Many of our neighbors in New York, New Jersey and Connecticut haven't been so lucky. During the first few hours of the storm on Monday, I walked out to grab some milk and spotted a discarded George Foreman mini-grill on the sidewalk. I liked the contrast of the grill and the grooved cement, so I snapped a photo and posted it on our Instragram page; I'd hoped the grill would d be one of the few casualties, and that the storm would spare NYC. No such luck.

Many of our colleagues at other sites are posting restaurant openings in the Tri-State area, and Eater is keeping a running tab on restaurants around the country that are donating proceeds to Red Cross in the wake of the disaster. Restaurants and other businesses are really starting to suffer, as power has been down all week. We've been running interviews with Brooklyn and Manhattan chefs whose restaurants are taking a major hit from this storm and its aftermath; many are in Lower Manhattan, which looks, at times, like a ghost town. The Huffington Post ran this heart-wrenching story on one of my favorite NYC institutions, The River Café in Brooklyn, and the peril it's facing as a result of damage from the storm.

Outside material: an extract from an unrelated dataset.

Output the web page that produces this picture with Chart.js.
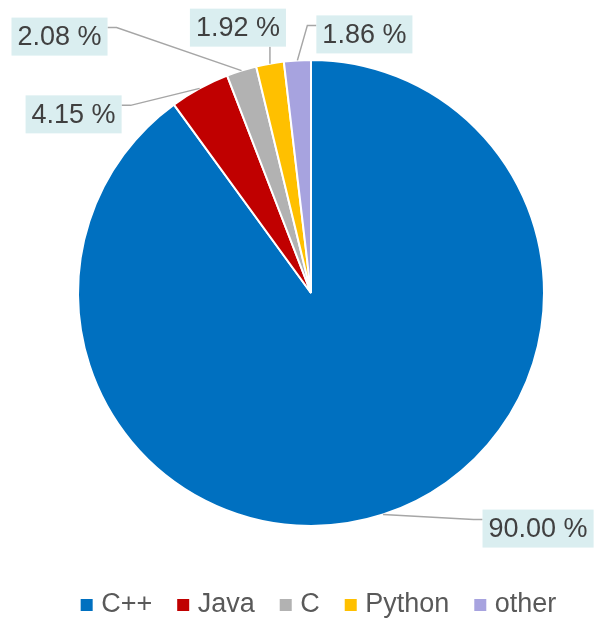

Last night, while dealing with some mundane bookkeeping, I noticed that my bank card rewards points can be used to donate money to the Red Cross; many programs offer this option. I was happy to pass up a free gift I don't need to contribute to disaster relief. As service gets restored and trains start running in New York City again, the media will mostly shift the story to how resilient New Yorkers are, but out in the Rockaways, on the Jersey Shore, in Connecticut and on Long Island, many people will continue to suffer as they struggle to rebuild their houses and their lives. If you're able to help, you can make donations to American Red Cross Disaster Relief or eat out at a restaurant that's trying to recover (in the Tri-State area) or that's helping the cause from afar.